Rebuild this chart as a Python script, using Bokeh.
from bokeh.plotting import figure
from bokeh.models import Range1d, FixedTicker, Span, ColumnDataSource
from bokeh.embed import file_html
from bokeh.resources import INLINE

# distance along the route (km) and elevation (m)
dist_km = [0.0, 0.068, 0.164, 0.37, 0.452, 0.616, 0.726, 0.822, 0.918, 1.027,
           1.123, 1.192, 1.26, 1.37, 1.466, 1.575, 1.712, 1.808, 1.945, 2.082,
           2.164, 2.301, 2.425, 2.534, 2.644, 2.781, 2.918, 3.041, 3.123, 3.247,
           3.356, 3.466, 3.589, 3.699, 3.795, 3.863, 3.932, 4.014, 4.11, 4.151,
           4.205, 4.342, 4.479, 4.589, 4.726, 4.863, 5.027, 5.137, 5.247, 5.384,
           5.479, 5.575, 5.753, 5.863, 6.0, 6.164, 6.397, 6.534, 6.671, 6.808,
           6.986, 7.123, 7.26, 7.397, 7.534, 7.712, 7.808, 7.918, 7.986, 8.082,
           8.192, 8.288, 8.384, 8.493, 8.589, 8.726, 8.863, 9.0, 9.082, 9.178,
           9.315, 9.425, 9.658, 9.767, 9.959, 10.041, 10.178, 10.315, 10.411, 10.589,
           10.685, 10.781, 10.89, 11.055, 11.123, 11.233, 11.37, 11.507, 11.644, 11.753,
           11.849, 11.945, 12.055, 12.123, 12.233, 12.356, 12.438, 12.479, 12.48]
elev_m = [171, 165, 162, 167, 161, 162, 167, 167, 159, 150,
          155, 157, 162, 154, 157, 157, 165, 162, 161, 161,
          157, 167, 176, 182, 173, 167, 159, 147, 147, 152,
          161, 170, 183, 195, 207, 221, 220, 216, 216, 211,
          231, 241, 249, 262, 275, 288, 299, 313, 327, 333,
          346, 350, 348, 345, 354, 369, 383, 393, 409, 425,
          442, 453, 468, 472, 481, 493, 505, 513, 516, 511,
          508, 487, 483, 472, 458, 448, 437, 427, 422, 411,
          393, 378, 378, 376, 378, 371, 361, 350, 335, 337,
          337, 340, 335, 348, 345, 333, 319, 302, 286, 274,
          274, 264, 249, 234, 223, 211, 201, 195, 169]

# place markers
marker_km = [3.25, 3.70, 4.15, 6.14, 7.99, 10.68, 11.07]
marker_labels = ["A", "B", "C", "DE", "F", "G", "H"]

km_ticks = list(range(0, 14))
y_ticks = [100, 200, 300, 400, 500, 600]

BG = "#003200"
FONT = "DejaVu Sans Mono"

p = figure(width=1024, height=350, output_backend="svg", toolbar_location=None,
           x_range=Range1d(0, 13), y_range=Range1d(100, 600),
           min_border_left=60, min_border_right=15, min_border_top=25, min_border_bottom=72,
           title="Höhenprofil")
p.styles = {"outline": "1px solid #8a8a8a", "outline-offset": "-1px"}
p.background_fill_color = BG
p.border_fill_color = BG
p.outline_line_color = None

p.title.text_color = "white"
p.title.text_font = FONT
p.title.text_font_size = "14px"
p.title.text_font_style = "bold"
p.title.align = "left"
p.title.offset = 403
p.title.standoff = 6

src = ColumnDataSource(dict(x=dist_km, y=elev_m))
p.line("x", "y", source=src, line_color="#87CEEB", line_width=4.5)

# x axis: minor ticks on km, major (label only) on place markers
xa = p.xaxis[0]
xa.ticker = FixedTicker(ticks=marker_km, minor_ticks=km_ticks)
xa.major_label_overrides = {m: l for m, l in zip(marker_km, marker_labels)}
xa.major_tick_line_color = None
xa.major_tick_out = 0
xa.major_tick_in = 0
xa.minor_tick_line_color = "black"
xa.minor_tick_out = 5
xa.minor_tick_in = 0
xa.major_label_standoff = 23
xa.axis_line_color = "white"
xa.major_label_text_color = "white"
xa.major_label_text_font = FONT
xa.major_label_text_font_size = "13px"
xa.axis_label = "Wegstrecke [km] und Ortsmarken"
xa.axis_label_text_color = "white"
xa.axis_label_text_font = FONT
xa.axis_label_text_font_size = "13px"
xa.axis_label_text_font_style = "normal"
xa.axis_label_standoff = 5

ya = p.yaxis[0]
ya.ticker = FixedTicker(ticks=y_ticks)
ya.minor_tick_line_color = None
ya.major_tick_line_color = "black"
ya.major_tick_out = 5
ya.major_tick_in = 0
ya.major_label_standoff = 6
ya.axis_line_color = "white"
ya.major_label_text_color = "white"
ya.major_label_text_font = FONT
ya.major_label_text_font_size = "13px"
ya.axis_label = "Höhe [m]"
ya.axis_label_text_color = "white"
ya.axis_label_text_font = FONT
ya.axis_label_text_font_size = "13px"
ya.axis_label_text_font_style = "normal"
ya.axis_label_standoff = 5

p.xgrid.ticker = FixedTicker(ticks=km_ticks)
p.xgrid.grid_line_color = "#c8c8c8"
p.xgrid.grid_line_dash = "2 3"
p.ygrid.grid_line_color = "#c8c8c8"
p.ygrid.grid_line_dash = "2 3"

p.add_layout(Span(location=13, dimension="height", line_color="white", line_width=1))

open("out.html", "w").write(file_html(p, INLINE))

-------------------------

What is asked: Please output the entire listing exactly as it stands.

Solution to this problem:
Rebuild this chart as a Python script, using Bokeh.
from bokeh.plotting import figure
from bokeh.models import Range1d, FixedTicker, Span, ColumnDataSource
from bokeh.embed import file_html
from bokeh.resources import INLINE

# distance along the route (km) and elevation (m)
dist_km = [0.0, 0.068, 0.164, 0.37, 0.452, 0.616, 0.726, 0.822, 0.918, 1.027,
           1.123, 1.192, 1.26, 1.37, 1.466, 1.575, 1.712, 1.808, 1.945, 2.082,
           2.164, 2.301, 2.425, 2.534, 2.644, 2.781, 2.918, 3.041, 3.123, 3.247,
           3.356, 3.466, 3.589, 3.699, 3.795, 3.863, 3.932, 4.014, 4.11, 4.151,
           4.205, 4.342, 4.479, 4.589, 4.726, 4.863, 5.027, 5.137, 5.247, 5.384,
           5.479, 5.575, 5.753, 5.863, 6.0, 6.164, 6.397, 6.534, 6.671, 6.808,
           6.986, 7.123, 7.26, 7.397, 7.534, 7.712, 7.808, 7.918, 7.986, 8.082,
           8.192, 8.288, 8.384, 8.493, 8.589, 8.726, 8.863, 9.0, 9.082, 9.178,
           9.315, 9.425, 9.658, 9.767, 9.959, 10.041, 10.178, 10.315, 10.411, 10.589,
           10.685, 10.781, 10.89, 11.055, 11.123, 11.233, 11.37, 11.507, 11.644, 11.753,
           11.849, 11.945, 12.055, 12.123, 12.233, 12.356, 12.438, 12.479, 12.48]
elev_m = [171, 165, 162, 167, 161, 162, 167, 167, 159, 150,
          155, 157, 162, 154, 157, 157, 165, 162, 161, 161,
          157, 167, 176, 182, 173, 167, 159, 147, 147, 152,
          161, 170, 183, 195, 207, 221, 220, 216, 216, 211,
          231, 241, 249, 262, 275, 288, 299, 313, 327, 333,
          346, 350, 348, 345, 354, 369, 383, 393, 409, 425,
          442, 453, 468, 472, 481, 493, 505, 513, 516, 511,
          508, 487, 483, 472, 458, 448, 437, 427, 422, 411,
          393, 378, 378, 376, 378, 371, 361, 350, 335, 337,
          337, 340, 335, 348, 345, 333, 319, 302, 286, 274,
          274, 264, 249, 234, 223, 211, 201, 195, 169]

# place markers
marker_km = [3.25, 3.70, 4.15, 6.14, 7.99, 10.68, 11.07]
marker_labels = ["A", "B", "C", "DE", "F", "G", "H"]

km_ticks = list(range(0, 14))
y_ticks = [100, 200, 300, 400, 500, 600]

BG = "#003200"
FONT = "DejaVu Sans Mono"

p = figure(width=1024, height=350, output_backend="svg", toolbar_location=None,
           x_range=Range1d(0, 13), y_range=Range1d(100, 600),
           min_border_left=60, min_border_right=15, min_border_top=25, min_border_bottom=72,
           title="Höhenprofil")
p.styles = {"outline": "1px solid #8a8a8a", "outline-offset": "-1px"}
p.background_fill_color = BG
p.border_fill_color = BG
p.outline_line_color = None

p.title.text_color = "white"
p.title.text_font = FONT
p.title.text_font_size = "14px"
p.title.text_font_style = "bold"
p.title.align = "left"
p.title.offset = 403
p.title.standoff = 6

src = ColumnDataSource(dict(x=dist_km, y=elev_m))
p.line("x", "y", source=src, line_color="#87CEEB", line_width=4.5)

# x axis: minor ticks on km, major (label only) on place markers
xa = p.xaxis[0]
xa.ticker = FixedTicker(ticks=marker_km, minor_ticks=km_ticks)
xa.major_label_overrides = {m: l for m, l in zip(marker_km, marker_labels)}
xa.major_tick_line_color = None
xa.major_tick_out = 0
xa.major_tick_in = 0
xa.minor_tick_line_color = "black"
xa.minor_tick_out = 5
xa.minor_tick_in = 0
xa.major_label_standoff = 23
xa.axis_line_color = "white"
xa.major_label_text_color = "white"
xa.major_label_text_font = FONT
xa.major_label_text_font_size = "13px"
xa.axis_label = "Wegstrecke [km] und Ortsmarken"
xa.axis_label_text_color = "white"
xa.axis_label_text_font = FONT
xa.axis_label_text_font_size = "13px"
xa.axis_label_text_font_style = "normal"
xa.axis_label_standoff = 5

ya = p.yaxis[0]
ya.ticker = FixedTicker(ticks=y_ticks)
ya.minor_tick_line_color = None
ya.major_tick_line_color = "black"
ya.major_tick_out = 5
ya.major_tick_in = 0
ya.major_label_standoff = 6
ya.axis_line_color = "white"
ya.major_label_text_color = "white"
ya.major_label_text_font = FONT
ya.major_label_text_font_size = "13px"
ya.axis_label = "Höhe [m]"
ya.axis_label_text_color = "white"
ya.axis_label_text_font = FONT
ya.axis_label_text_font_size = "13px"
ya.axis_label_text_font_style = "normal"
ya.axis_label_standoff = 5

p.xgrid.ticker = FixedTicker(ticks=km_ticks)
p.xgrid.grid_line_color = "#c8c8c8"
p.xgrid.grid_line_dash = "2 3"
p.ygrid.grid_line_color = "#c8c8c8"
p.ygrid.grid_line_dash = "2 3"

p.add_layout(Span(location=13, dimension="height", line_color="white", line_width=1))

open("out.html", "w").write(file_html(p, INLINE))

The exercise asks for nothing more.